• **TASK OBJECTIVE**
Up to and including the line containing "from bokeh.resources import INLINE", please reproduce the lines of the listing below, starting from the top.

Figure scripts
========================
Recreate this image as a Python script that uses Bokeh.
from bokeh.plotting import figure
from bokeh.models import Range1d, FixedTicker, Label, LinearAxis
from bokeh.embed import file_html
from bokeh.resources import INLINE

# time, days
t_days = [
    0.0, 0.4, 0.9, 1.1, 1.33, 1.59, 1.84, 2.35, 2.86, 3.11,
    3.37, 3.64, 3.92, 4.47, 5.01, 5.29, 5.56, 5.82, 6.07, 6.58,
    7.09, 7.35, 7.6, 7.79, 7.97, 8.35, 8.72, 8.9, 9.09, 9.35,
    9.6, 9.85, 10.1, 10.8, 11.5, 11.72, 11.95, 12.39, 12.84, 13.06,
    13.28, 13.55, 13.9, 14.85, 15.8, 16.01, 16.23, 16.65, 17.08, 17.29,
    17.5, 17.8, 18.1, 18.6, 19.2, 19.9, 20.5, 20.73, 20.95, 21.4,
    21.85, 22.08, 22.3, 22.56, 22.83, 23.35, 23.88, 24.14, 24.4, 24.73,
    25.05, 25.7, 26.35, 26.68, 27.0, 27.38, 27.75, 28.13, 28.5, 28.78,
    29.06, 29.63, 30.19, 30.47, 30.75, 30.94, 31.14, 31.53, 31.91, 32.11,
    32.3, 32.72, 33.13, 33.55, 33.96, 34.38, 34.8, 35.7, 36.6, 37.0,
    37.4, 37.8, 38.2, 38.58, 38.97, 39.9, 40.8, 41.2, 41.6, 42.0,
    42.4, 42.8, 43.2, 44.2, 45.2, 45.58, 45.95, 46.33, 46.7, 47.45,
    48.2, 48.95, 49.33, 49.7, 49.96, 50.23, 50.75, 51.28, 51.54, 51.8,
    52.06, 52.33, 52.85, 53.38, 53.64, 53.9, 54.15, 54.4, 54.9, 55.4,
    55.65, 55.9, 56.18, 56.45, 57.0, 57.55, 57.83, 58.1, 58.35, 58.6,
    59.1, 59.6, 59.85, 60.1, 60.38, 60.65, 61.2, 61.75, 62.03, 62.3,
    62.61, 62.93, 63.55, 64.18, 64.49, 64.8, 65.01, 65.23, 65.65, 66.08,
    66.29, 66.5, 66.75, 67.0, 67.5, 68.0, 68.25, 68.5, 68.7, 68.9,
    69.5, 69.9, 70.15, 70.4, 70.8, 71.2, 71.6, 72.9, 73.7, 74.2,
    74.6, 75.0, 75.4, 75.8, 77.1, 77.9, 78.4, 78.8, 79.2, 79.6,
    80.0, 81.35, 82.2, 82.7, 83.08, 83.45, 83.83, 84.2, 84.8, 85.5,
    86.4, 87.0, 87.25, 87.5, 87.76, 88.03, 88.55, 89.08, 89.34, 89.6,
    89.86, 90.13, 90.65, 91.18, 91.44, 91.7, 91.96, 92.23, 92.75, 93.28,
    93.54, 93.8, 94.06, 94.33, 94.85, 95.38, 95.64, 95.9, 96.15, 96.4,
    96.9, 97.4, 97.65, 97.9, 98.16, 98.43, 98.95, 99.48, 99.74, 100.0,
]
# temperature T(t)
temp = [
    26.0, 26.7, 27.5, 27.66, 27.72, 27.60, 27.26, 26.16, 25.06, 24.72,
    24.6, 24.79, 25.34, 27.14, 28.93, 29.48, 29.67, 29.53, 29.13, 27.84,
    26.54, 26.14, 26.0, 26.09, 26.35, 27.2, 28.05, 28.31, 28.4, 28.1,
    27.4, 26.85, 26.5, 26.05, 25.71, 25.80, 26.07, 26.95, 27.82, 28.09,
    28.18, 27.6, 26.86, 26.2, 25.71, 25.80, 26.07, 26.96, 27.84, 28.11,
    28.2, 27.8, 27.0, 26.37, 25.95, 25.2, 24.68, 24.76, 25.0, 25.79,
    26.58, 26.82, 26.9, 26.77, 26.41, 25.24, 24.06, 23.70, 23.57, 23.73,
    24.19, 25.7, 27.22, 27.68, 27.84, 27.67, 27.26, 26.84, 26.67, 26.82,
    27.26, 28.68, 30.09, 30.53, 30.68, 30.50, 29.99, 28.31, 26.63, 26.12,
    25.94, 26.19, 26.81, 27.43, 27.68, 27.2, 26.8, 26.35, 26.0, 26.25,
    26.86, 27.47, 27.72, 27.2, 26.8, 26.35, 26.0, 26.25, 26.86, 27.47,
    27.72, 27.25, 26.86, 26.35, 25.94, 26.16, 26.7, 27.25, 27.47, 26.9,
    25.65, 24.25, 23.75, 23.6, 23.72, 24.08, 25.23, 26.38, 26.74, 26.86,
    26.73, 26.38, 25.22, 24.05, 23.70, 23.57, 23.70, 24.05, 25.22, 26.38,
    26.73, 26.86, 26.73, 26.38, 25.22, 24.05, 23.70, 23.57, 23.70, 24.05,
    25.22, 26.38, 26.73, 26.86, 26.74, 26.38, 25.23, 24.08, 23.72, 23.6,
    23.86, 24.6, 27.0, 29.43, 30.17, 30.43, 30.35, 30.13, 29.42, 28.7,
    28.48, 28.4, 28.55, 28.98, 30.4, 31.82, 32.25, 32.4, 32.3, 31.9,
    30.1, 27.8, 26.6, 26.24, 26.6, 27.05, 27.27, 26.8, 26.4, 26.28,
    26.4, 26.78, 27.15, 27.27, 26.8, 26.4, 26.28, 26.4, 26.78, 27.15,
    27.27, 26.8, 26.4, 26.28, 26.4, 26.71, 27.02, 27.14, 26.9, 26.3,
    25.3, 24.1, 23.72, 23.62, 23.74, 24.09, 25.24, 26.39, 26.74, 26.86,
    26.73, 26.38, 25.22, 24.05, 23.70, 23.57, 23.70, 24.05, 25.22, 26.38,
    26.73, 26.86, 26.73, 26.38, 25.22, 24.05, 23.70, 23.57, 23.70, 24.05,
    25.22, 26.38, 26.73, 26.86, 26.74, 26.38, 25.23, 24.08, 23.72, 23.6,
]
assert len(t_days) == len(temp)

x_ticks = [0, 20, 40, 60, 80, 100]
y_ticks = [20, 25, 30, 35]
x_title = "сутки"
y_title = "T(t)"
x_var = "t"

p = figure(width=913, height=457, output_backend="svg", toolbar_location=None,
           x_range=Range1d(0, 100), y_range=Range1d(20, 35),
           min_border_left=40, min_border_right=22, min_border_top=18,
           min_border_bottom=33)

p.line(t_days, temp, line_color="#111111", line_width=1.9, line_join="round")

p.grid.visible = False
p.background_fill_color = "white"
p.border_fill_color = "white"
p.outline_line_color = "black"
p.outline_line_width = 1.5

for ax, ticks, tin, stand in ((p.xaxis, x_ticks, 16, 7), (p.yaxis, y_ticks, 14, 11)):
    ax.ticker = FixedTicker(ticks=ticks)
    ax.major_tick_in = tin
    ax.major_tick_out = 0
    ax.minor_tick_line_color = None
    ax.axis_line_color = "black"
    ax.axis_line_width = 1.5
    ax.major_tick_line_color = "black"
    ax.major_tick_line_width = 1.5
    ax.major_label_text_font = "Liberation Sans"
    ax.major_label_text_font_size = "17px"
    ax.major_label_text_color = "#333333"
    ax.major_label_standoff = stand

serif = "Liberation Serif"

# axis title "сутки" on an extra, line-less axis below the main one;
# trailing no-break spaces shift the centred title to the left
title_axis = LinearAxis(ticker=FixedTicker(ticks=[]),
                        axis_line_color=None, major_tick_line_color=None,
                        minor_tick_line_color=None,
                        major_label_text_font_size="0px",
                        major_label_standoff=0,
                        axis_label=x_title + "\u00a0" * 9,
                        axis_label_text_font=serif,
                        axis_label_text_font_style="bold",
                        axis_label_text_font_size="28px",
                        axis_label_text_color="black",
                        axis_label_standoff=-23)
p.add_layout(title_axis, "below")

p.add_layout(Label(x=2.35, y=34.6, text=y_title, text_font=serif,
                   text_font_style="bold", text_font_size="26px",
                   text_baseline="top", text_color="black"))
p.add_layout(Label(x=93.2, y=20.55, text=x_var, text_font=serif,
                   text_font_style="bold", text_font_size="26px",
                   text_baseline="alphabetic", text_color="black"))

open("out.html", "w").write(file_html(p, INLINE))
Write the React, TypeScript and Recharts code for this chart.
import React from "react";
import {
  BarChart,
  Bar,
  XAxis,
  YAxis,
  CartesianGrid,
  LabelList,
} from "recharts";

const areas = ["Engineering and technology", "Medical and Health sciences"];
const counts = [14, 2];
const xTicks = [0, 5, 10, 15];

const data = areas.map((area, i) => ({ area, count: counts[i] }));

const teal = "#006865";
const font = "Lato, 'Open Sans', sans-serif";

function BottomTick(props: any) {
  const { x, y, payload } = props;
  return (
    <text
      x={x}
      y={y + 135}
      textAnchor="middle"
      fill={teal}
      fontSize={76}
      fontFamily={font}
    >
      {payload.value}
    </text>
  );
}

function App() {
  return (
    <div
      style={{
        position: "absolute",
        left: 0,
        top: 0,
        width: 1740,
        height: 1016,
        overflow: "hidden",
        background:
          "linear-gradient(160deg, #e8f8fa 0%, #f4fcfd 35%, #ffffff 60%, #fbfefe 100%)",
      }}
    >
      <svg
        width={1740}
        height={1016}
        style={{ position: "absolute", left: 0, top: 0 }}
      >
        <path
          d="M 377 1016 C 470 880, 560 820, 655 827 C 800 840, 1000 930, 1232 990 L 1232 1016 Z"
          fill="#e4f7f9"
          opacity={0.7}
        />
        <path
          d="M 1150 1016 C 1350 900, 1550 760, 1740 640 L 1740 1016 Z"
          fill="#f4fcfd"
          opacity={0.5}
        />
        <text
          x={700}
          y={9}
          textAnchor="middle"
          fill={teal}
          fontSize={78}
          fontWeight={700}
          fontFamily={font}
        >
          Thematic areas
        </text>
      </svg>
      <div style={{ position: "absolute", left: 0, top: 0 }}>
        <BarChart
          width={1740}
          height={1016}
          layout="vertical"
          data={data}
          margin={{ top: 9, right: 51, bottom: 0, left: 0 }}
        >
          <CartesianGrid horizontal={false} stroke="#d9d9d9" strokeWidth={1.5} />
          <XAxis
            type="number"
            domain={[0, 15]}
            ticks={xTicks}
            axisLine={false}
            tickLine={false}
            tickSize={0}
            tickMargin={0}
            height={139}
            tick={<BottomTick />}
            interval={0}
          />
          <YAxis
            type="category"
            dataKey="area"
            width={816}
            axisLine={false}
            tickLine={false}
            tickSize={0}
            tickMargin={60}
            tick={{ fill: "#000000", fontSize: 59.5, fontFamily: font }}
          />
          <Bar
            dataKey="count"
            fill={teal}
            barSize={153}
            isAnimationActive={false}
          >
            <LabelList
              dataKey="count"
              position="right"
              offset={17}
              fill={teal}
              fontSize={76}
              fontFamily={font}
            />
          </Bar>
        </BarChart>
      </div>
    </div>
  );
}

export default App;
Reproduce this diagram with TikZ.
========================
• **ANSWER**
Recreate this image as a Python script that uses Bokeh.
from bokeh.plotting import figure
from bokeh.models import Range1d, FixedTicker, Label, LinearAxis
from bokeh.embed import file_html
from bokeh.resources import INLINE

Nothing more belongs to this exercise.